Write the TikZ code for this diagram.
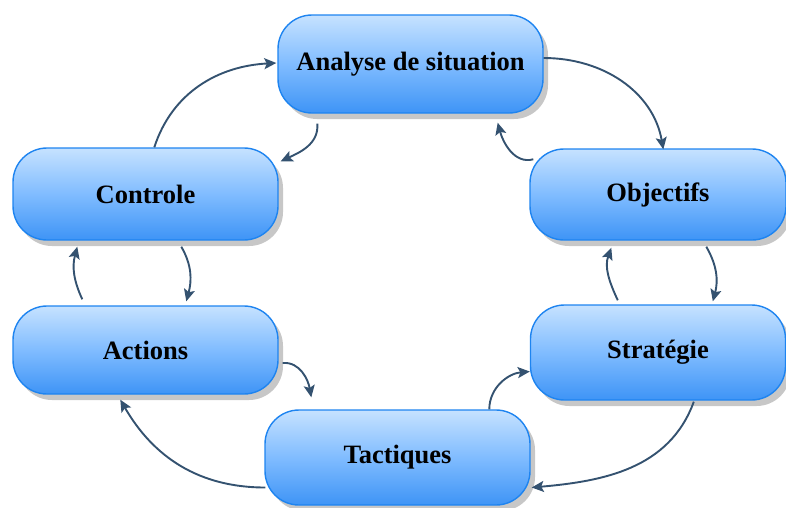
\documentclass[tikz,border=0pt]{standalone}
\usepackage{fontspec}
\setmainfont{Liberation Serif}
\usetikzlibrary{arrows.meta,shadows}
\definecolor{boxtop}{RGB}{198,226,255}
\definecolor{boxmid}{RGB}{128,188,255}
\definecolor{boxbot}{RGB}{62,148,246}
\definecolor{boxline}{RGB}{30,132,240}
\definecolor{arrowc}{RGB}{52,82,112}
\tikzset{
  box/.style={rounded corners=34pt, draw=boxline, line width=1.4pt,
    top color=boxtop, bottom color=boxbot, middle color=boxmid,
    minimum width=265pt, inner sep=0pt,
    font=\fontsize{26.5}{30}\selectfont\bfseries,
    drop shadow={shadow xshift=5pt, shadow yshift=-6pt, opacity=0.22, fill=black}},
  link/.style={draw=arrowc, line width=1.9pt, -{Stealth[length=12pt,width=11pt,inset=2.5pt]}}
}
\begin{document}
\begin{tikzpicture}[x=1pt,y=-1pt]
\useasboundingbox (0,0) rectangle (786,507);
\node[box, minimum height=98pt] (an) at (410.5,64) {Analyse de situation};
\node[box, minimum height=92pt] (co) at (145.5,194) {Controle};
\node[box, minimum height=88pt] (ac) at (145.5,350) {Actions};
\node[box, minimum height=95pt] (ta) at (397.5,457.5) {Tactiques};
\node[box, minimum width=256pt, minimum height=91pt] (ob) at (658,194.5) {Objectifs};
\node[box, minimum width=255pt, minimum height=95pt] (st) at (658,352.5) {Stratégie};

% Controle -> Analyse
\draw[link] ([xshift=142pt]co.north west) to[out=72,in=183] ([xshift=-1pt,yshift=1pt]an.west);
% Analyse -> Controle
\draw[link] ([xshift=40pt,yshift=-10pt]an.south west) to[out=-85,in=25] ([xshift=2pt,yshift=-14pt]co.north east);
% Analyse -> Objectifs
\draw[link] ([yshift=6pt]an.east) to[out=0,in=100] ([xshift=134pt,yshift=-1pt]ob.north west);
% Objectifs -> Analyse
\draw[link] ([xshift=4pt,yshift=-11pt]ob.north west) to[out=195,in=-75] ([xshift=-46pt,yshift=-9pt]an.south east);
% Objectifs -> Strategie
\draw[link] ([xshift=177pt,yshift=-6pt]ob.south west) to[out=-60,in=75] ([xshift=183pt,yshift=3pt]st.north west);
% Strategie -> Objectifs
\draw[link] ([xshift=88pt,yshift=4pt]st.north west) to[out=115,in=-110] ([xshift=82pt,yshift=-7pt]ob.south west);
% Controle -> Actions
\draw[link] ([xshift=169pt,yshift=-6pt]co.south west) to[out=-60,in=75] ([xshift=174pt,yshift=4pt]ac.north west);
% Actions -> Controle
\draw[link] ([xshift=70pt,yshift=6pt]ac.north west) to[out=115,in=-105] ([xshift=65pt,yshift=-6pt]co.south west);
% Actions -> Tactiques
\draw[link] ([xshift=4pt,yshift=-13pt]ac.east) to[out=5,in=100] ([xshift=47pt,yshift=12pt]ta.north west);
% Tactiques -> Strategie
\draw[link] ([xshift=225pt]ta.north west) to[out=90,in=185] ([yshift=-19pt]st.west);
% Strategie -> Tactiques
\draw[link] ([xshift=164pt,yshift=-1pt]st.south west) to[out=-110,in=5] ([xshift=1pt,yshift=-30pt]ta.east);
% Tactiques -> Actions
\draw[link] ([xshift=1pt,yshift=-30pt]ta.west) to[out=180,in=-60] ([xshift=108pt,yshift=-5pt]ac.south west);
\end{tikzpicture}
\end{document}
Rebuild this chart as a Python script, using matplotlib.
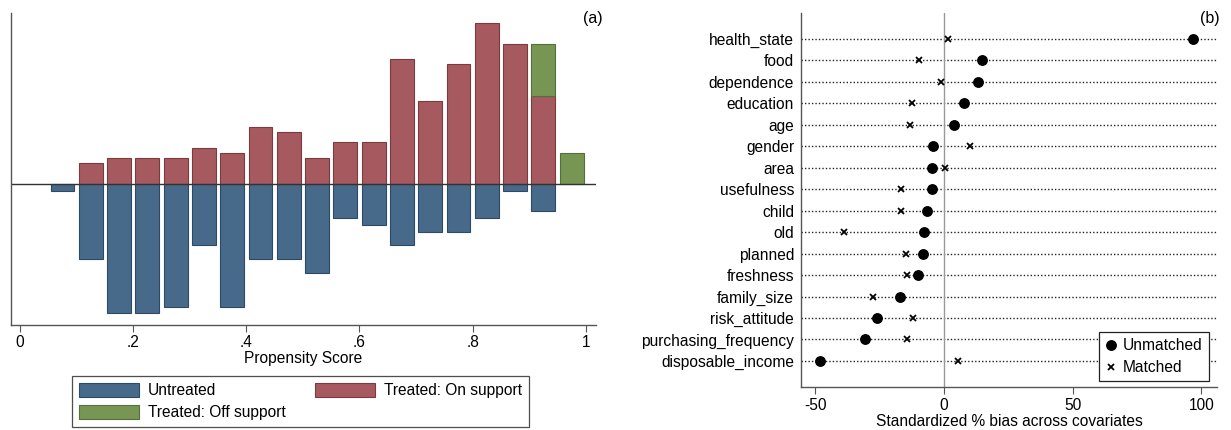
import matplotlib
matplotlib.use("Agg")
from matplotlib import pyplot as plt
from matplotlib.lines import Line2D
import numpy as np

plt.rcParams["font.family"] = ["Liberation Sans", "DejaVu Sans"]

# propensity score histogram (counts per 0.05 bin)
bin_centers = [0.075, 0.125, 0.175, 0.225, 0.275, 0.325, 0.375, 0.425, 0.475, 0.525,
               0.575, 0.625, 0.675, 0.725, 0.775, 0.825, 0.875, 0.925, 0.975]
untreated = [1, 11, 19, 19, 18, 9, 18, 11, 11, 13, 5, 6, 9, 7, 7, 5, 1, 4, 0]
treated_on = [0, 4, 5, 5, 5, 7, 6, 11, 10, 5, 8, 8, 24, 16, 23, 31, 27, 17, 0]
treated_off = [0, 0, 0, 0, 0, 0, 0, 0, 0, 0, 0, 0, 0, 0, 0, 0, 0, 10, 6]
bin_width = 0.05

# standardized % bias per covariate
covariates = ["health_state", "food", "dependence", "education", "age", "gender", "area",
              "usefulness", "child", "old", "planned", "freshness", "family_size",
              "risk_attitude", "purchasing_frequency", "disposable_income"]
bias_unmatched = [96.6, 14.6, 13.3, 7.9, 3.8, -4.2, -4.8, -4.8, -6.7, -7.6, -8.2, -10.2,
                  -17.1, -25.9, -30.8, -48.3]
bias_matched = [1.7, -9.6, -1.3, -12.3, -13.1, 10.1, 0.3, -16.7, -16.7, -38.9, -14.9,
                -14.5, -27.7, -11.9, -14.5, 5.3]

blue, blue_edge = "#476a8a", "#2c4a66"
red, red_edge = "#a65a60", "#7a3a40"
green, green_edge = "#779653", "#53703a"
fs = 11.2

fig = plt.figure(figsize=(12.31, 4.30), dpi=100)

# ---- (a) histogram ----
ax1 = fig.add_axes([0.00894, 0.2442, 0.4752, 0.7256])
x = np.array(bin_centers)
n_t = sum(treated_on) + sum(treated_off)
n_u = sum(untreated)
d_on = np.array(treated_on) / (n_t * bin_width)
d_off = np.array(treated_off) / (n_t * bin_width)
d_un = np.array(untreated) / (n_u * bin_width)
bw = 0.042
m = d_un > 0
ax1.bar(x[m], -d_un[m], width=bw, color=blue, edgecolor=blue_edge, linewidth=0.8)
m = d_on > 0
ax1.bar(x[m], d_on[m], width=bw, color=red, edgecolor=red_edge, linewidth=0.8)
m = d_off > 0
ax1.bar(x[m], d_off[m], width=bw, bottom=d_on[m], color=green, edgecolor=green_edge,
        linewidth=0.8)
ax1.axhline(0, color="#333333", linewidth=1.0)
ax1.set_xlim(-0.016, 1.018)
ax1.set_ylim(-2.378, 2.884)
ax1.set_yticks([])
ax1.set_xticks([0, 0.2, 0.4, 0.6, 0.8, 1.0])
ax1.set_xticklabels(["0", ".2", ".4", ".6", ".8", "1"], fontsize=fs)
ax1.tick_params(axis="x", length=5, color="#555555", pad=2)
ax1.set_xlabel("Propensity Score", fontsize=fs, labelpad=1)
for s in ["top", "right"]:
    ax1.spines[s].set_visible(False)
for s in ["left", "bottom"]:
    ax1.spines[s].set_color("#555555")
    ax1.spines[s].set_linewidth(1.0)
fig.text(603 / 1231, 1 - 11 / 430, "(a)", ha="right", va="top", fontsize=11.5)

handles = [plt.Rectangle((0, 0), 1, 1, facecolor=blue, edgecolor=blue_edge, linewidth=0.8),
           plt.Rectangle((0, 0), 1, 1, facecolor=green, edgecolor=green_edge, linewidth=0.8),
           plt.Rectangle((0, 0), 1, 1, facecolor=red, edgecolor=red_edge, linewidth=0.8)]
labels = ["Untreated", "Treated: Off support", "Treated: On support"]
leg = fig.legend(handles, labels, loc="upper left", ncol=2,
                 bbox_to_anchor=(72 / 1231, 1 - 376 / 430), fontsize=fs,
                 handlelength=3.86, handleheight=1.03, handletextpad=0.58,
                 columnspacing=1.85, borderpad=0.45, borderaxespad=0,
                 labelspacing=0.4, frameon=True, fancybox=False)
leg.get_frame().set_edgecolor("#222222")
leg.get_frame().set_linewidth(0.9)

# ---- (b) bias dot plot ----
ax2 = fig.add_axes([0.6507, 0.1, 0.3379, 0.8698])
rows = np.arange(1, len(covariates) + 1)
xmin, xmax = -55.6, 106.1
for r in rows:
    ax2.plot([xmin, xmax], [r, r], linestyle=(0, (1, 1.5)), color="#222222", linewidth=1.0,
             zorder=1)
ax2.axvline(0, color="#999999", linewidth=1.0, zorder=1)
ax2.plot(bias_unmatched, rows, "o", color="black", markersize=6.8, linestyle="none",
         zorder=3)
ax2.plot(bias_matched, rows, "x", color="black", markersize=4.4, markeredgewidth=1.3,
         linestyle="none", zorder=3)
ax2.set_xlim(xmin, xmax)
ax2.set_ylim(17.21, -0.19)
ax2.set_yticks(rows)
ax2.set_yticklabels(covariates, fontsize=fs)
ax2.tick_params(axis="y", length=0, pad=5)
ax2.set_xticks([-50, 0, 50, 100])
ax2.set_xticklabels(["-50", "0", "50", "100"], fontsize=fs)
ax2.tick_params(axis="x", length=5, color="#555555", pad=3)
ax2.set_xlabel("Standardized % bias across covariates", fontsize=fs, labelpad=1)
for s in ["top", "right"]:
    ax2.spines[s].set_visible(False)
for s in ["left", "bottom"]:
    ax2.spines[s].set_color("#555555")
    ax2.spines[s].set_linewidth(1.0)
fig.text(1220 / 1231, 1 - 11 / 430, "(b)", ha="right", va="top", fontsize=11.5)

mk = [Line2D([], [], marker="o", color="black", linestyle="none", markersize=6.8),
      Line2D([], [], marker="x", color="black", linestyle="none", markersize=4.4,
             markeredgewidth=1.3)]
leg2 = fig.legend(mk, ["Unmatched", "Matched"], loc="upper left",
                  bbox_to_anchor=(1099 / 1231, 1 - 332 / 430), fontsize=fs,
                  handlelength=0.7, handletextpad=0.45, borderpad=0.4,
                  borderaxespad=0, labelspacing=0.45, fancybox=False, framealpha=1)
leg2.get_frame().set_edgecolor("#222222")
leg2.get_frame().set_linewidth(0.9)

fig.savefig("out.png", dpi=100)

------------------------------------------------

__Task objective__.
Give the number of lines that hold the word "this" in these records, with nothing added.

__Reply to the exercise__.
2